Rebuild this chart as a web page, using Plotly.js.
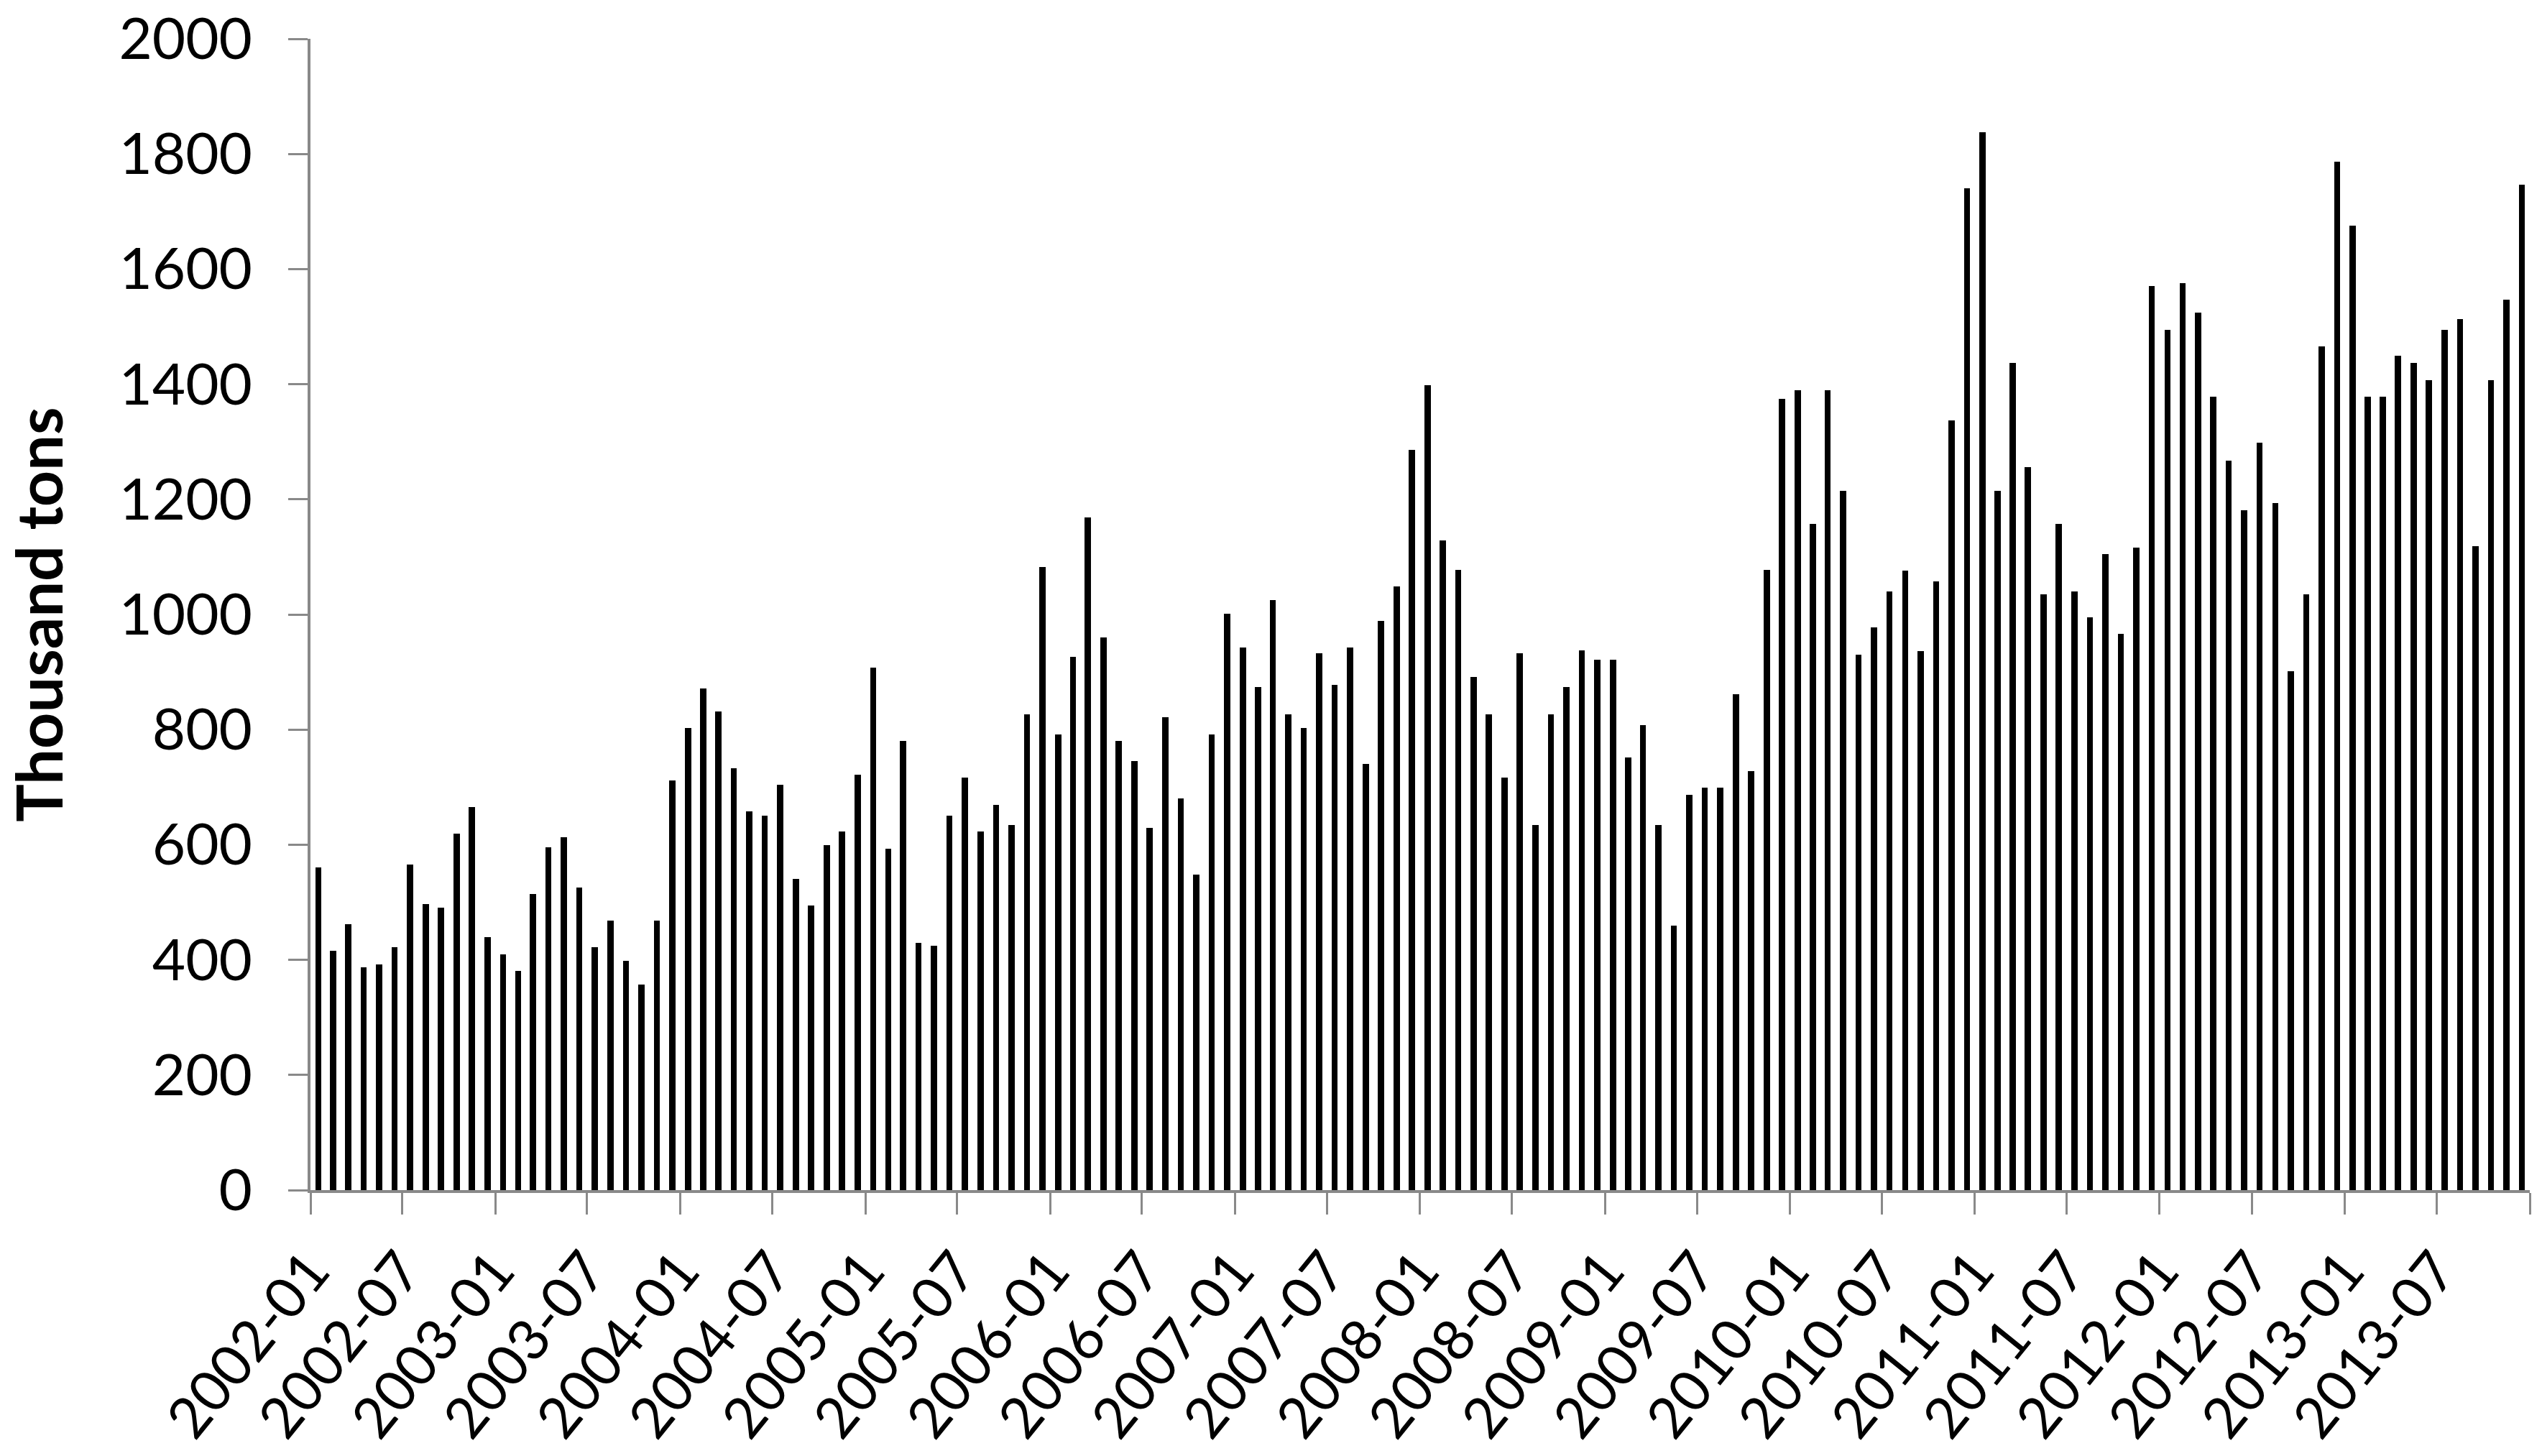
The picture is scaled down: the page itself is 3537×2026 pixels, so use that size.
<!DOCTYPE html>
<html>
<head>
<meta charset="utf-8">
<script src="https://cdn.plot.ly/plotly-3.0.1.min.js"></script>
<style>
  html, body { margin: 0; padding: 0; background: #ffffff; }
  #chart { width: 3537px; height: 2026px; }
</style>
</head>
<body>
<div id="chart"></div>
<script>
// ---- Data (thousand tons, monthly) ----
const years = [2002, 2003, 2004, 2005, 2006, 2007, 2008, 2009, 2010, 2011, 2012, 2013];
const v2002 = [561, 416, 462, 387, 392, 422, 566, 497, 491, 619, 665, 439];
const v2003 = [410, 381, 514, 596, 613, 526, 422, 468, 398, 357, 468, 712];
const v2004 = [803, 872, 832, 733, 658, 651, 704, 541, 495, 599, 623, 722];
const v2005 = [907, 593, 780, 430, 425, 651, 716, 623, 669, 634, 826, 1082];
const v2006 = [792, 926, 1169, 960, 780, 745, 629, 821, 681, 548, 792, 1001];
const v2007 = [943, 874, 1025, 826, 803, 932, 878, 943, 740, 989, 1049, 1286];
const v2008 = [1398, 1129, 1077, 891, 827, 717, 932, 634, 827, 874, 938, 921];
const v2009 = [921, 752, 808, 634, 460, 687, 699, 699, 862, 728, 1077, 1374];
const v2010 = [1390, 1157, 1390, 1215, 930, 978, 1040, 1076, 936, 1057, 1337, 1740];
const v2011 = [1838, 1215, 1437, 1256, 1035, 1157, 1040, 995, 1105, 966, 1116, 1571];
const v2012 = [1494, 1576, 1524, 1378, 1267, 1181, 1298, 1194, 901, 1035, 1466, 1786];
const v2013 = [1676, 1378, 1378, 1449, 1437, 1407, 1494, 1513, 1118, 1407, 1547, 1746];
const valuesByYear = [v2002, v2003, v2004, v2005, v2006, v2007, v2008, v2009, v2010, v2011, v2012, v2013];

const tickLabels = ['2002-01', '2002-07', '2003-01', '2003-07', '2004-01', '2004-07',
                    '2005-01', '2005-07', '2006-01', '2006-07', '2007-01', '2007-07',
                    '2008-01', '2008-07', '2009-01', '2009-07', '2010-01', '2010-07',
                    '2011-01', '2011-07', '2012-01', '2012-07', '2013-01', '2013-07'];
const rangeStart = '2002-01-01';
const rangeEnd = '2014-01-01';
const yTitle = 'Thousand tons';

// ---- Build month categories ----
const months = [];
const values = [];
years.forEach((yr, i) => {
  valuesByYear[i].forEach((v, m) => {
    months.push(yr + '-' + String(m + 1).padStart(2, '0'));
    values.push(v);
  });
});

const axisGray = '#898989';
const DAY = 24 * 3600 * 1000;
const FONT = 'Lato, "Open Sans", sans-serif';

const trace = {
  type: 'bar',
  x: months,
  y: values,
  xperiod: 'M1',
  xperiodalignment: 'middle',
  width: 12.3 * DAY,
  marker: { color: '#000000', line: { width: 0 } },
  hoverinfo: 'x+y'
};

const layout = {
  width: 3537,
  height: 2026,
  margin: { l: 432, r: 17, t: 54, b: 370 },
  paper_bgcolor: '#ffffff',
  plot_bgcolor: '#ffffff',
  showlegend: false,
  bargap: 0,
  xaxis: {
    type: 'date',
    range: [rangeStart, rangeEnd],
    tickmode: 'array',
    tickvals: tickLabels.concat([rangeEnd]),
    ticktext: tickLabels.concat(['']),
    tickangle: -51,
    ticks: 'outside',
    ticklen: 30,
    tickwidth: 3,
    tickcolor: axisGray,
    showline: true,
    linecolor: axisGray,
    linewidth: 4,
    showgrid: false,
    zeroline: false,
    ticklabeloverflow: 'allow',
    tickfont: { family: FONT, size: 79, color: '#000000' }
  },
  yaxis: {
    range: [0, 2000],
    tick0: 0,
    dtick: 200,
    ticks: 'outside',
    ticklen: 27,
    tickwidth: 3,
    tickcolor: axisGray,
    showline: true,
    linecolor: axisGray,
    linewidth: 4,
    showgrid: false,
    zeroline: false,
    ticklabelstandoff: 34,
    ticklabeloverflow: 'allow',
    tickfont: { family: FONT, size: 80, color: '#000000' },
    title: {
      text: yTitle,
      standoff: 62,
      font: { family: FONT, size: 88, color: '#000000', weight: 'bold' }
    }
  }
};

Plotly.newPlot('chart', [trace], layout, { staticPlot: true, displayModeBar: false });
</script>
</body>
</html>
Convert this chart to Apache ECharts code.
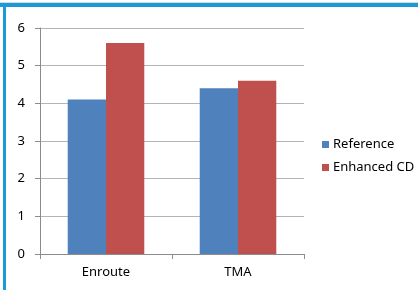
<!DOCTYPE html>
<html>
<head>
<meta charset="utf-8">
<script src="https://cdn.jsdelivr.net/npm/echarts@6/dist/echarts.min.js"></script>
<style>
  html, body { margin: 0; padding: 0; background: #fff; }
  #chart { width: 418px; height: 290px; }
</style>
</head>
<body>
<div id="chart"></div>
<script>
var categories = ['Enroute', 'TMA'];
var referenceValues = [4.1, 4.4];
var enhancedValues = [5.6, 4.6];
var yTicks = [0, 1, 2, 3, 4, 5, 6];

var chart = echarts.init(document.getElementById('chart'));
var font = 'Noto Sans';

var option = {
    animation: false,
    textStyle: { fontFamily: font },
    graphic: [
        // frame lines, top and left
        { type: 'rect', shape: { x: 0, y: 2, width: 418, height: 1 }, style: { fill: '#d8d8d8' } },
        { type: 'rect', shape: { x: 0, y: 3, width: 418, height: 4 }, style: { fill: '#1a9ad9' } },
        { type: 'rect', shape: { x: 3, y: 3, width: 3, height: 287 }, style: { fill: '#1a9ad9' } }
    ],
    grid: { left: 40, top: 28, right: 114, bottom: 36 },
    legend: {
        orient: 'vertical',
        left: 317,
        top: 132,
        itemWidth: 7,
        itemHeight: 7,
        itemGap: 8,
        icon: 'rect',
        textStyle: { fontFamily: font, fontSize: 13, color: '#000', lineHeight: 15, padding: [0, 0, 0, -1] },
        data: ['Reference', 'Enhanced CD']
    },
    xAxis: {
        type: 'category',
        data: categories,
        axisLine: { lineStyle: { color: '#8c8c8c' } },
        axisTick: { show: true, length: 5, alignWithLabel: false, lineStyle: { color: '#8c8c8c' } },
        axisLabel: { color: '#000', fontSize: 13, margin: 12, fontFamily: font }
    },
    yAxis: {
        type: 'value',
        min: yTicks[0],
        max: yTicks[yTicks.length - 1],
        interval: 1,
        axisLine: { show: true, lineStyle: { color: '#8c8c8c' } },
        axisTick: { show: true, length: 5, lineStyle: { color: '#8c8c8c' } },
        splitLine: { lineStyle: { color: '#b4b4b4' } },
        axisLabel: { color: '#000', fontSize: 13, margin: 15, fontFamily: font }
    },
    series: [
        {
            name: 'Reference',
            type: 'bar',
            data: referenceValues,
            barGap: '0%',
            barCategoryGap: '42%',
            itemStyle: { color: '#4f81bd' }
        },
        {
            name: 'Enhanced CD',
            type: 'bar',
            data: enhancedValues,
            barGap: '0%',
            barCategoryGap: '42%',
            itemStyle: { color: '#c0504d' }
        }
    ]
};

chart.setOption(option);
</script>
</body>
</html>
****************
*Problem statement*. Copy out all the records exactly, excluding pictures.

*Written response*.
Rebuild this chart as a web page, using Plotly.js.
The picture is scaled down: the page itself is 3537×2026 pixels, so use that size.
<!DOCTYPE html>
<html>
<head>
<meta charset="utf-8">
<script src="https://cdn.plot.ly/plotly-3.0.1.min.js"></script>
<style>
  html, body { margin: 0; padding: 0; background: #ffffff; }
  #chart { width: 3537px; height: 2026px; }
</style>
</head>
<body>
<div id="chart"></div>
<script>
// ---- Data (thousand tons, monthly) ----
const years = [2002, 2003, 2004, 2005, 2006, 2007, 2008, 2009, 2010, 2011, 2012, 2013];
const v2002 = [561, 416, 462, 387, 392, 422, 566, 497, 491, 619, 665, 439];
const v2003 = [410, 381, 514, 596, 613, 526, 422, 468, 398, 357, 468, 712];
const v2004 = [803, 872, 832, 733, 658, 651, 704, 541, 495, 599, 623, 722];
const v2005 = [907, 593, 780, 430, 425, 651, 716, 623, 669, 634, 826, 1082];
const v2006 = [792, 926, 1169, 960, 780, 745, 629, 821, 681, 548, 792, 1001];
const v2007 = [943, 874, 1025, 826, 803, 932, 878, 943, 740, 989, 1049, 1286];
const v2008 = [1398, 1129, 1077, 891, 827, 717, 932, 634, 827, 874, 938, 921];
const v2009 = [921, 752, 808, 634, 460, 687, 699, 699, 862, 728, 1077, 1374];
const v2010 = [1390, 1157, 1390, 1215, 930, 978, 1040, 1076, 936, 1057, 1337, 1740];
const v2011 = [1838, 1215, 1437, 1256, 1035, 1157, 1040, 995, 1105, 966, 1116, 1571];
const v2012 = [1494, 1576, 1524, 1378, 1267, 1181, 1298, 1194, 901, 1035, 1466, 1786];
const v2013 = [1676, 1378, 1378, 1449, 1437, 1407, 1494, 1513, 1118, 1407, 1547, 1746];
const valuesByYear = [v2002, v2003, v2004, v2005, v2006, v2007, v2008, v2009, v2010, v2011, v2012, v2013];

const tickLabels = ['2002-01', '2002-07', '2003-01', '2003-07', '2004-01', '2004-07',
                    '2005-01', '2005-07', '2006-01', '2006-07', '2007-01', '2007-07',
                    '2008-01', '2008-07', '2009-01', '2009-07', '2010-01', '2010-07',
                    '2011-01', '2011-07', '2012-01', '2012-07', '2013-01', '2013-07'];
const rangeStart = '2002-01-01';
const rangeEnd = '2014-01-01';
const yTitle = 'Thousand tons';

// ---- Build month categories ----
const months = [];
const values = [];
years.forEach((yr, i) => {
  valuesByYear[i].forEach((v, m) => {
    months.push(yr + '-' + String(m + 1).padStart(2, '0'));
    values.push(v);
  });
});

const axisGray = '#898989';
const DAY = 24 * 3600 * 1000;
const FONT = 'Lato, "Open Sans", sans-serif';

const trace = {
  type: 'bar',
  x: months,
  y: values,
  xperiod: 'M1',
  xperiodalignment: 'middle',
  width: 12.3 * DAY,
  marker: { color: '#000000', line: { width: 0 } },
  hoverinfo: 'x+y'
};

const layout = {
  width: 3537,
  height: 2026,
  margin: { l: 432, r: 17, t: 54, b: 370 },
  paper_bgcolor: '#ffffff',
  plot_bgcolor: '#ffffff',
  showlegend: false,
  bargap: 0,
  xaxis: {
    type: 'date',
    range: [rangeStart, rangeEnd],
    tickmode: 'array',
    tickvals: tickLabels.concat([rangeEnd]),
    ticktext: tickLabels.concat(['']),
    tickangle: -51,
    ticks: 'outside',
    ticklen: 30,
    tickwidth: 3,
    tickcolor: axisGray,
    showline: true,
    linecolor: axisGray,
    linewidth: 4,
    showgrid: false,
    zeroline: false,
    ticklabeloverflow: 'allow',
    tickfont: { family: FONT, size: 79, color: '#000000' }
  },
  yaxis: {
    range: [0, 2000],
    tick0: 0,
    dtick: 200,
    ticks: 'outside',
    ticklen: 27,
    tickwidth: 3,
    tickcolor: axisGray,
    showline: true,
    linecolor: axisGray,
    linewidth: 4,
    showgrid: false,
    zeroline: false,
    ticklabelstandoff: 34,
    ticklabeloverflow: 'allow',
    tickfont: { family: FONT, size: 80, color: '#000000' },
    title: {
      text: yTitle,
      standoff: 62,
      font: { family: FONT, size: 88, color: '#000000', weight: 'bold' }
    }
  }
};

Plotly.newPlot('chart', [trace], layout, { staticPlot: true, displayModeBar: false });
</script>
</body>
</html>
Convert this chart to Apache ECharts code.
<!DOCTYPE html>
<html>
<head>
<meta charset="utf-8">
<script src="https://cdn.jsdelivr.net/npm/echarts@6/dist/echarts.min.js"></script>
<style>
  html, body { margin: 0; padding: 0; background: #fff; }
  #chart { width: 418px; height: 290px; }
</style>
</head>
<body>
<div id="chart"></div>
<script>
var categories = ['Enroute', 'TMA'];
var referenceValues = [4.1, 4.4];
var enhancedValues = [5.6, 4.6];
var yTicks = [0, 1, 2, 3, 4, 5, 6];

var chart = echarts.init(document.getElementById('chart'));
var font = 'Noto Sans';

var option = {
    animation: false,
    textStyle: { fontFamily: font },
    graphic: [
        // frame lines, top and left
        { type: 'rect', shape: { x: 0, y: 2, width: 418, height: 1 }, style: { fill: '#d8d8d8' } },
        { type: 'rect', shape: { x: 0, y: 3, width: 418, height: 4 }, style: { fill: '#1a9ad9' } },
        { type: 'rect', shape: { x: 3, y: 3, width: 3, height: 287 }, style: { fill: '#1a9ad9' } }
    ],
    grid: { left: 40, top: 28, right: 114, bottom: 36 },
    legend: {
        orient: 'vertical',
        left: 317,
        top: 132,
        itemWidth: 7,
        itemHeight: 7,
        itemGap: 8,
        icon: 'rect',
        textStyle: { fontFamily: font, fontSize: 13, color: '#000', lineHeight: 15, padding: [0, 0, 0, -1] },
        data: ['Reference', 'Enhanced CD']
    },
    xAxis: {
        type: 'category',
        data: categories,
        axisLine: { lineStyle: { color: '#8c8c8c' } },
        axisTick: { show: true, length: 5, alignWithLabel: false, lineStyle: { color: '#8c8c8c' } },
        axisLabel: { color: '#000', fontSize: 13, margin: 12, fontFamily: font }
    },
    yAxis: {
        type: 'value',
        min: yTicks[0],
        max: yTicks[yTicks.length - 1],
        interval: 1,
        axisLine: { show: true, lineStyle: { color: '#8c8c8c' } },
        axisTick: { show: true, length: 5, lineStyle: { color: '#8c8c8c' } },
        splitLine: { lineStyle: { color: '#b4b4b4' } },
        axisLabel: { color: '#000', fontSize: 13, margin: 15, fontFamily: font }
    },
    series: [
        {
            name: 'Reference',
            type: 'bar',
            data: referenceValues,
            barGap: '0%',
            barCategoryGap: '42%',
            itemStyle: { color: '#4f81bd' }
        },
        {
            name: 'Enhanced CD',
            type: 'bar',
            data: enhancedValues,
            barGap: '0%',
            barCategoryGap: '42%',
            itemStyle: { color: '#c0504d' }
        }
    ]
};

chart.setOption(option);
</script>
</body>
</html>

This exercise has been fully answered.